Boylan sees her proposal as an extension of the recently renewed effort to pass the Equal Rights Amendment, which promised full equality for women. Not enough states ratified the ERA before the deadline set in its text (1979, later extended to 1982) expired, and several states that did ratify it tried to take back their blessing. But thanks in part to a revived interest in the issue as a result of the #MeToo movement, two more states have passed it since last year. If another follows suit a legal showdown may be in store, as it’s unclear whether the Constitution allows Congress to put deadlines on the amendments it proposes, or states to rescind the endorsements they’ve given.
The main argument against Boylan’s Dignity Amendment, as with the ERA in the 1970s, is the idea that equality for all persons under the law is already guaranteed by the 14th Amendment. But the Dignity Amendment wouldn’t be purely redundant, as its clear goal — especially if paired with changes to federal civil-rights laws —would be to recast the free-exercise clause of the First Amendment as a limited provision protecting private worship.
Kennedy’s majority ruling in Masterpiece focused on dignity in a way as well — specifically, on protecting the dignity of religious dissenters in addition to the dignity of gays.
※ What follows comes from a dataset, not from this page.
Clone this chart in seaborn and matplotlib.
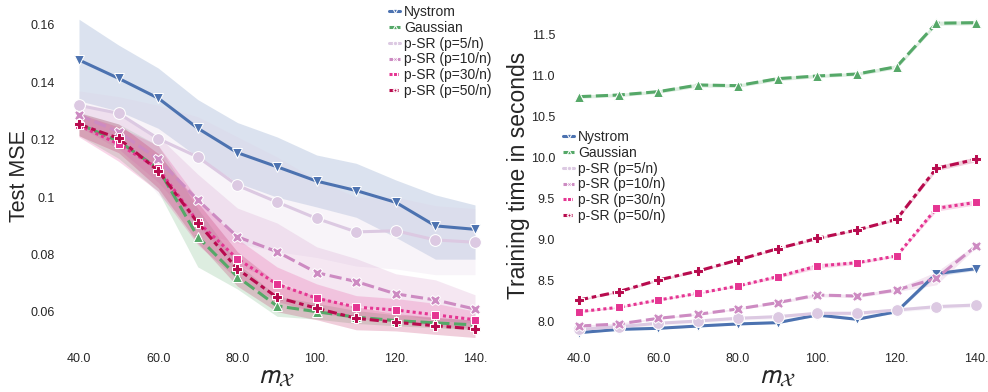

But Boylan is so uninterested in the question of how to accommodate minority religious beliefs on gay rights that she never even mentions the issue in her piece. In that context, it’s hard to see an attempt to overturn Masterpiece by amendment as anything but a direct assault on the First Amendment.
Up until now the gay-rights movement has swept all before it.
At first glance, passing a constitutional amendment seems like a pipe dream. But given the enormous support the gay-rights movement has been able to muster in the world of pop culture and in the Democratic party, it is not entirely unreasonable to think that some sort of mass gesture along these lines will be coming.
For those who care about religious liberty, then, the stakes may be just as high in the midterm elections this fall as they were in the 2016 presidential election. President Trump was able to count on the loyal support of Evangelicals and other religious conservatives because they saw his election as the only way to stave off the appointment of more liberal judges who would drive people of faith from the public square. Though he lacked both religious convictions and a record of fidelity to political principles, they had faith that he would keep his pledge to back them. With the appointment of Justice Neil Gorsuch and the many lower-court judges whose confirmations have been pushed through by Majority Leader Mitch McConnell, Trump has kept his promises to them.
But with — to Boylan’s sorrow — the right to free expression for believers still up for debate, the need for Republicans to retain control of the Senate is clear to conservatives and others who wish to preserve the First Amendment.
Up until now the gay-rights movement has swept all before it. There is no going back on gay rights, but the rights of believers can’t be left to the whims of the Supreme Court. Though liberals and what’s left of the Never Trump movement deride support for Trump as a betrayal of Republican principles, it would appear that maintaining his presidency and the GOP Senate majority is going to be a must if conservatives are to preserve any dignity for those who cling to faith.